## TASK TO CARRY OUT:
Set down exactly, please, each line from the one containing "Recreate this image" through the one containing "import seaborn as sns", both lines included, and no other line.

--- Begin ---

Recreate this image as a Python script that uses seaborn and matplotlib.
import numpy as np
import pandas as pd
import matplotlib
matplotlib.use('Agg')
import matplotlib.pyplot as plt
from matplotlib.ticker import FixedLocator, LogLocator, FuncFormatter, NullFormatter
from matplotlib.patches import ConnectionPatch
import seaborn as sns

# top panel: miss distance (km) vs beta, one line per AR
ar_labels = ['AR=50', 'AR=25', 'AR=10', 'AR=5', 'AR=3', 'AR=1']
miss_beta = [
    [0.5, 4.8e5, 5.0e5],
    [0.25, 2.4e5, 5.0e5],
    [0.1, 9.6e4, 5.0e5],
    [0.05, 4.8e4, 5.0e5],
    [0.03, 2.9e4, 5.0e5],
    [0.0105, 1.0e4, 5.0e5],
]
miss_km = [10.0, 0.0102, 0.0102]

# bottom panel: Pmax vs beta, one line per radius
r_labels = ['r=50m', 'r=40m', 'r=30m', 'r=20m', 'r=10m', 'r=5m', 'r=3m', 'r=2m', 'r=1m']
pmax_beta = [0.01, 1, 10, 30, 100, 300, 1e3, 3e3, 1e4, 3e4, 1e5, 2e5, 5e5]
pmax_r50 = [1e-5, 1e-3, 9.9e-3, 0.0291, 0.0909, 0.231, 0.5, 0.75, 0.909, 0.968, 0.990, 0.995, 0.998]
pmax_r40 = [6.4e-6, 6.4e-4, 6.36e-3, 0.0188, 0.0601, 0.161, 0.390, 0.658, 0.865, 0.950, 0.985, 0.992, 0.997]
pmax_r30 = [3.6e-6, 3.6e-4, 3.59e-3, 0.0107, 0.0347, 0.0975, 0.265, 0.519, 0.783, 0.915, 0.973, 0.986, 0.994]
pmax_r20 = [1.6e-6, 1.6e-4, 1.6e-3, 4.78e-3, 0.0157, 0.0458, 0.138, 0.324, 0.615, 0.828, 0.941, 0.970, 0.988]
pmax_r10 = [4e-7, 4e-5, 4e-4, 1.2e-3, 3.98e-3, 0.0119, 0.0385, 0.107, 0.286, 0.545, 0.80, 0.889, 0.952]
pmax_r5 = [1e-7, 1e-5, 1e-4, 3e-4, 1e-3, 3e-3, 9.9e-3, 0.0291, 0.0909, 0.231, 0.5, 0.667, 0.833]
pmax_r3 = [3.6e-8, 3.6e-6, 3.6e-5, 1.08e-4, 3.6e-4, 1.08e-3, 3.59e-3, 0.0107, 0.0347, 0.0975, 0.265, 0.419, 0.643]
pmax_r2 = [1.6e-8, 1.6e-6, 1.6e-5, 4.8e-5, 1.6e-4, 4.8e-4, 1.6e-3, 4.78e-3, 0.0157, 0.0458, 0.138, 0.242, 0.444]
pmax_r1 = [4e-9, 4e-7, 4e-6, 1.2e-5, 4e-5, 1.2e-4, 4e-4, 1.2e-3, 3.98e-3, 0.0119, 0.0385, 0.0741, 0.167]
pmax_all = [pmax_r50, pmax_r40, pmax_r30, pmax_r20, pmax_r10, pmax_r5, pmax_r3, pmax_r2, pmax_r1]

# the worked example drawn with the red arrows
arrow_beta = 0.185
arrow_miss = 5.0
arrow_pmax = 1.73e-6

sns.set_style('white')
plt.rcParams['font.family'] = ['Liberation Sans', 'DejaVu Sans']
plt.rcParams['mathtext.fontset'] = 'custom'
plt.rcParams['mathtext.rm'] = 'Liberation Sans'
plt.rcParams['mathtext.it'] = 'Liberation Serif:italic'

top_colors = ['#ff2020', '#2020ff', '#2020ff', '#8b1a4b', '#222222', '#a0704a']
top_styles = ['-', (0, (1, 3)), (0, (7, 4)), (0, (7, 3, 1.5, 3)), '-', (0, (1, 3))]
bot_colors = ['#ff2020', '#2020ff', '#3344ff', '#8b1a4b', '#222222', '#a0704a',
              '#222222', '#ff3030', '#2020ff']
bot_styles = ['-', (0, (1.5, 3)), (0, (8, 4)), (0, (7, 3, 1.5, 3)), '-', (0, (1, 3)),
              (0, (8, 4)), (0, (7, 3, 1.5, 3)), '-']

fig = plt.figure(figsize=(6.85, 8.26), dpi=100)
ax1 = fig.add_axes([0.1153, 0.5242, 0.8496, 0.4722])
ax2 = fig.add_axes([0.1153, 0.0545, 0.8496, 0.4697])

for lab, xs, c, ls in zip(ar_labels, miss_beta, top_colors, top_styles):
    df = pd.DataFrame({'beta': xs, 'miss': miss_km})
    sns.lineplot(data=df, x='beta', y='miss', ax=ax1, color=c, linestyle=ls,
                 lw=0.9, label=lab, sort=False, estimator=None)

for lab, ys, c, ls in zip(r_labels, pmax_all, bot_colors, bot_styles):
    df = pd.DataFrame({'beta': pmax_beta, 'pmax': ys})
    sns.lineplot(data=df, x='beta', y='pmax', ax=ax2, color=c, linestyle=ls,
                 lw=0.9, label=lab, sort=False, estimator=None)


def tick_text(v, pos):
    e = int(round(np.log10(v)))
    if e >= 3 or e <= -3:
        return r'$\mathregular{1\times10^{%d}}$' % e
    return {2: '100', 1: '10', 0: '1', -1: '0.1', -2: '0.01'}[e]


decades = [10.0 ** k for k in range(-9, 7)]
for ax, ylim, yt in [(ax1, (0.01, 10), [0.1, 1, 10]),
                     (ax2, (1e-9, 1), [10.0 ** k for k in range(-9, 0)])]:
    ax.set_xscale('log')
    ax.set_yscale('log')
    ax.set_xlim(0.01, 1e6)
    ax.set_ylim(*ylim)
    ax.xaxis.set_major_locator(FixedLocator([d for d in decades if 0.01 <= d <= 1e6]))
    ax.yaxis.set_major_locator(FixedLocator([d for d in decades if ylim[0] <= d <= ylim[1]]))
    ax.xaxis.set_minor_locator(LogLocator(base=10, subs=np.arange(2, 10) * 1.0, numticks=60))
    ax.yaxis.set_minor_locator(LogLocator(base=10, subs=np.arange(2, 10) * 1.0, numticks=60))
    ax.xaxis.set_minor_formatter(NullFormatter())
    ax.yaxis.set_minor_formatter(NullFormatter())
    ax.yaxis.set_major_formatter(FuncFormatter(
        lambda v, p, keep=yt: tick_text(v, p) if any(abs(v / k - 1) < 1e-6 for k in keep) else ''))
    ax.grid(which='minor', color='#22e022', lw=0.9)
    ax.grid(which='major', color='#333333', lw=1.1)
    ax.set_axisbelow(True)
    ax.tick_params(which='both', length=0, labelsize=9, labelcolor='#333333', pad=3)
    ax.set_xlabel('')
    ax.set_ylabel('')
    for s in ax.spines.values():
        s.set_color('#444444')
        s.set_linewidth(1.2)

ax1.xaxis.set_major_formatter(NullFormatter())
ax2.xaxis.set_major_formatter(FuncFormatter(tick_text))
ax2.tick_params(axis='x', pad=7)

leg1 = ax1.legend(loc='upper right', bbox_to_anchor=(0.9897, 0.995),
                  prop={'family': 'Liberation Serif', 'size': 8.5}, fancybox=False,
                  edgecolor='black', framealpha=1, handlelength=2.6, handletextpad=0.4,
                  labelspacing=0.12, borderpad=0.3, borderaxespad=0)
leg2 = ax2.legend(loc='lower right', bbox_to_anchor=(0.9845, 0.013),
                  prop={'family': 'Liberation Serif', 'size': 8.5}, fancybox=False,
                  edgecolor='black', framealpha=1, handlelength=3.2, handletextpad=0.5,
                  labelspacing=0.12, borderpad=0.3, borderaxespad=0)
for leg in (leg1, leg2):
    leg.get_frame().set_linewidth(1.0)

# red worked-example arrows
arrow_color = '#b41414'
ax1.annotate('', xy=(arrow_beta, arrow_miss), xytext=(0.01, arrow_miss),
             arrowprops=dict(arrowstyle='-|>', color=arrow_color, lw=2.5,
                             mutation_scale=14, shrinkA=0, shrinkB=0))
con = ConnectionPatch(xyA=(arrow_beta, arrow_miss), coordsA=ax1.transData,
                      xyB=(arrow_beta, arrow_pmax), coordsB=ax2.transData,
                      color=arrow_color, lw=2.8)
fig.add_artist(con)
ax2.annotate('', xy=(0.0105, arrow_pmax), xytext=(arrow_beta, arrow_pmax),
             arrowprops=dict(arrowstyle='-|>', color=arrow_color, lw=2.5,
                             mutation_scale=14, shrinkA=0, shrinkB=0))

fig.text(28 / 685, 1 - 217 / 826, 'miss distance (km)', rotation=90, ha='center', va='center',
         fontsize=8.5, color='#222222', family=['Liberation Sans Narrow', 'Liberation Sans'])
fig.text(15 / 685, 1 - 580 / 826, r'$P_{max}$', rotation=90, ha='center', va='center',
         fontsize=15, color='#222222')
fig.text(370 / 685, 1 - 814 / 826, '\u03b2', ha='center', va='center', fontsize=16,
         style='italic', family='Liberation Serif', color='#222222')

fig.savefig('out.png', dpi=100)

--- End ---
--- Begin ---

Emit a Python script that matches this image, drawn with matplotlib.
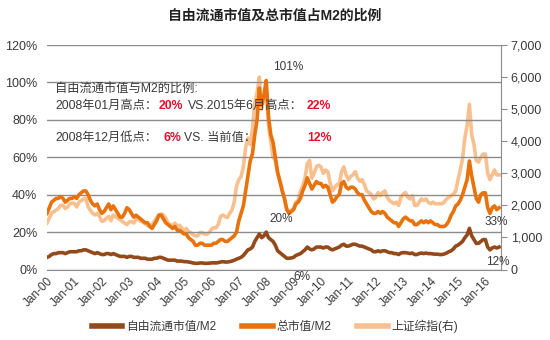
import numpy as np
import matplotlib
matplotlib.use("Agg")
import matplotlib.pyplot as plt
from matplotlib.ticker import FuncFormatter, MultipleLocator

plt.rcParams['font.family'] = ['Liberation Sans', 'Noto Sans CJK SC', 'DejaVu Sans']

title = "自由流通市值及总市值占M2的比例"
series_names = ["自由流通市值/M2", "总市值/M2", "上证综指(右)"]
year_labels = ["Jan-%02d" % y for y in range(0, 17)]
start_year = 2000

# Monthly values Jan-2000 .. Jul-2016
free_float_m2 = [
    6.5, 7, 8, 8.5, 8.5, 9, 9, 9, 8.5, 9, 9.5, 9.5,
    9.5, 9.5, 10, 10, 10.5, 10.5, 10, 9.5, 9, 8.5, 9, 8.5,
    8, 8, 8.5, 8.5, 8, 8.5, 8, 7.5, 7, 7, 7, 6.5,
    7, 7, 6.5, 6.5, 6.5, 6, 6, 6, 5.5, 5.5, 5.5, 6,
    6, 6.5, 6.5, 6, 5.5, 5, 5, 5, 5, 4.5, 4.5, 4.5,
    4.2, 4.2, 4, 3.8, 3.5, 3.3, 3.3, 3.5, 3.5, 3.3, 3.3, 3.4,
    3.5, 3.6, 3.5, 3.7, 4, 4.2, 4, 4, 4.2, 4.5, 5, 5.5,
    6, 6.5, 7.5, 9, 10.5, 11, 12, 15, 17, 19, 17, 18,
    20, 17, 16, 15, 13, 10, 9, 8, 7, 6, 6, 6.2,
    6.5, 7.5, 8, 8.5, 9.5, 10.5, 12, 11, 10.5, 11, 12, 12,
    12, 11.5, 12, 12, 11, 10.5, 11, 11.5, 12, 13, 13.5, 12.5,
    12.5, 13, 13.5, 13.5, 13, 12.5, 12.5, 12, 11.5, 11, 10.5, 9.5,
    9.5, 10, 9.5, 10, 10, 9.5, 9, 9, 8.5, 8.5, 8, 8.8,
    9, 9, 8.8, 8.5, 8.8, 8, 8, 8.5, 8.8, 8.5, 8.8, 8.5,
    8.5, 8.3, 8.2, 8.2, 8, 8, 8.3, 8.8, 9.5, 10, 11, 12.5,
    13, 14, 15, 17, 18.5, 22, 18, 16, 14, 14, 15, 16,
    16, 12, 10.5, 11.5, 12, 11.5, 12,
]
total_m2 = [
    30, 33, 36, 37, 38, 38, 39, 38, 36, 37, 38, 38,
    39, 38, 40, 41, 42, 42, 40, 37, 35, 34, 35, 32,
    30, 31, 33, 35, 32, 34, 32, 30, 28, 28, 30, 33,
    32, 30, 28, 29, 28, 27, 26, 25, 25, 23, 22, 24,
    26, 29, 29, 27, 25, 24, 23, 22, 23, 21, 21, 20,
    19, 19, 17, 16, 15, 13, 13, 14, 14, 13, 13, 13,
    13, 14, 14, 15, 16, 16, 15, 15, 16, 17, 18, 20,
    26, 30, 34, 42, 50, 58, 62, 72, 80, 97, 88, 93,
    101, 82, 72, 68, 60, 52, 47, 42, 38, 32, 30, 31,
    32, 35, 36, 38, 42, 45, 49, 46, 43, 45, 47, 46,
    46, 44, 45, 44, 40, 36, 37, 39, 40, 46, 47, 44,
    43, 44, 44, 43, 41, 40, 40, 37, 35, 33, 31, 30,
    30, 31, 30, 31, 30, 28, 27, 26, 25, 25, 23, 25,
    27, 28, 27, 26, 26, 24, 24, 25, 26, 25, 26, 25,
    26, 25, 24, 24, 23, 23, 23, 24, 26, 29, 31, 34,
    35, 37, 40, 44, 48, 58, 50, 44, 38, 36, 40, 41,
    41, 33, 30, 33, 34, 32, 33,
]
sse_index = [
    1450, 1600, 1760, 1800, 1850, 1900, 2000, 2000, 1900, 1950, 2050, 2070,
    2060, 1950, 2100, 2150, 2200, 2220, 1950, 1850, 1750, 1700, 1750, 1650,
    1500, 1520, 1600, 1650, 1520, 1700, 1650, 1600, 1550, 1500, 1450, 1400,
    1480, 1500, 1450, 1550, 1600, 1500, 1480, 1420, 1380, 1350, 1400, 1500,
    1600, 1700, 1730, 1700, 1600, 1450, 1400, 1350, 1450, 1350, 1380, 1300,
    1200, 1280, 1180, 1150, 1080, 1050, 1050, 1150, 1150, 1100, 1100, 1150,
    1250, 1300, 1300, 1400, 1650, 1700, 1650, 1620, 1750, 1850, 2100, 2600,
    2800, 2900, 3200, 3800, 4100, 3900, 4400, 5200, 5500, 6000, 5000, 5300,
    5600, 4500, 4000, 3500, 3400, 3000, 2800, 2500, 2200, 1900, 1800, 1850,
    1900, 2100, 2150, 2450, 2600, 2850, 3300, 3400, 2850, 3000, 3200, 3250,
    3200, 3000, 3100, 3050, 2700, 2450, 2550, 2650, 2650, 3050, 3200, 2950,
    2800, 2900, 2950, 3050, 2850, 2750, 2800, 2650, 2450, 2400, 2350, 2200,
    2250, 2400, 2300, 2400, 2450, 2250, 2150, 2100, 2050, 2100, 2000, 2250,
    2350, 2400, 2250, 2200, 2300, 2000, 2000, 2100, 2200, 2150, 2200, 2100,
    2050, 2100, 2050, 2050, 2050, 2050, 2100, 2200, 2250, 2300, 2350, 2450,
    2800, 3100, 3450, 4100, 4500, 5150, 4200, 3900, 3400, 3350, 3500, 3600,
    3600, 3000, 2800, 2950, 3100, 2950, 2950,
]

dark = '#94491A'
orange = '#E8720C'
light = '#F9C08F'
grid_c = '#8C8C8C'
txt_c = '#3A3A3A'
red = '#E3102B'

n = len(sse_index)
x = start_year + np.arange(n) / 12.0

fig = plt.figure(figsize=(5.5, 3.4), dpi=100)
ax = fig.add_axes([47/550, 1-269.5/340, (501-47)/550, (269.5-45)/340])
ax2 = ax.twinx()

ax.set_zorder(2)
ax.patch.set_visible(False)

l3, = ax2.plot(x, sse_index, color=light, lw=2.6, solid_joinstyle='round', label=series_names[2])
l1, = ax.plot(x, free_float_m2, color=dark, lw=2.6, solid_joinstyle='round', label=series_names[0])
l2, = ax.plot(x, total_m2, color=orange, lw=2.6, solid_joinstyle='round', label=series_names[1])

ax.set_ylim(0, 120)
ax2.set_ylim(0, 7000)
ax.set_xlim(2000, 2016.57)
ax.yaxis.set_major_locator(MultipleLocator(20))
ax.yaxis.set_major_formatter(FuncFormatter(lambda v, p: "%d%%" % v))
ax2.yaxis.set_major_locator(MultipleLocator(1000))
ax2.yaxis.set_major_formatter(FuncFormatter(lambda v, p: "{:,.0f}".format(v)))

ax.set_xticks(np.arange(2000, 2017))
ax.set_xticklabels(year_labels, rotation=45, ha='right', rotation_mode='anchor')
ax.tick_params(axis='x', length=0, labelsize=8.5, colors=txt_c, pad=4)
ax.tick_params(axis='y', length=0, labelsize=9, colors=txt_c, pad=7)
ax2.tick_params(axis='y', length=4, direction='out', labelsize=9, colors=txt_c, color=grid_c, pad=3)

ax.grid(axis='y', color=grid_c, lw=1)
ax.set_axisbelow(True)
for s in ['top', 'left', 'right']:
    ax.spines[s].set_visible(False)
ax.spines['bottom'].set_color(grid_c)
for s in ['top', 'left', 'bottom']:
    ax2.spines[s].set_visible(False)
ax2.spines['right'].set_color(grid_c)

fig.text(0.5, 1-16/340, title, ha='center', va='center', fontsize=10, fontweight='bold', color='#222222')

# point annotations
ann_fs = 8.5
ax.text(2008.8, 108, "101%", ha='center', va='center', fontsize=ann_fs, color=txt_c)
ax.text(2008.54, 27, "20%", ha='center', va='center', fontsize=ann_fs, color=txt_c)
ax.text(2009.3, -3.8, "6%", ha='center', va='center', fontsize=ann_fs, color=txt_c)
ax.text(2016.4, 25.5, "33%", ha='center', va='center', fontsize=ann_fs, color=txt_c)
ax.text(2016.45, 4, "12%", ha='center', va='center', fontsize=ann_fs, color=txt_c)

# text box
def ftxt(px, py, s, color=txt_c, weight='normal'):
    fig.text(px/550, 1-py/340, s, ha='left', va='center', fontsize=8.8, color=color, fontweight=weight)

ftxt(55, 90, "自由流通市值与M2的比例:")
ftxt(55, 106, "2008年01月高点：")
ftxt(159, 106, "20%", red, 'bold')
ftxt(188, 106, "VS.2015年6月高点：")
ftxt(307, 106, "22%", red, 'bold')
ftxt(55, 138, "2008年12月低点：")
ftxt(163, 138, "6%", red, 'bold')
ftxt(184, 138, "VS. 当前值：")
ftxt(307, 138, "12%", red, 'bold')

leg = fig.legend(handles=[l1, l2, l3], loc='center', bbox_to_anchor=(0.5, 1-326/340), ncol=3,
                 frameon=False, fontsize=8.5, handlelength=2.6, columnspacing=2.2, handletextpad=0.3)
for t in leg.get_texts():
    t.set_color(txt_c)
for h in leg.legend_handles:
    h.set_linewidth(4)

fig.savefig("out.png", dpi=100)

--- End ---

## COMPLETE RESPONSE:
Recreate this image as a Python script that uses seaborn and matplotlib.
import numpy as np
import pandas as pd
import matplotlib
matplotlib.use('Agg')
import matplotlib.pyplot as plt
from matplotlib.ticker import FixedLocator, LogLocator, FuncFormatter, NullFormatter
from matplotlib.patches import ConnectionPatch
import seaborn as sns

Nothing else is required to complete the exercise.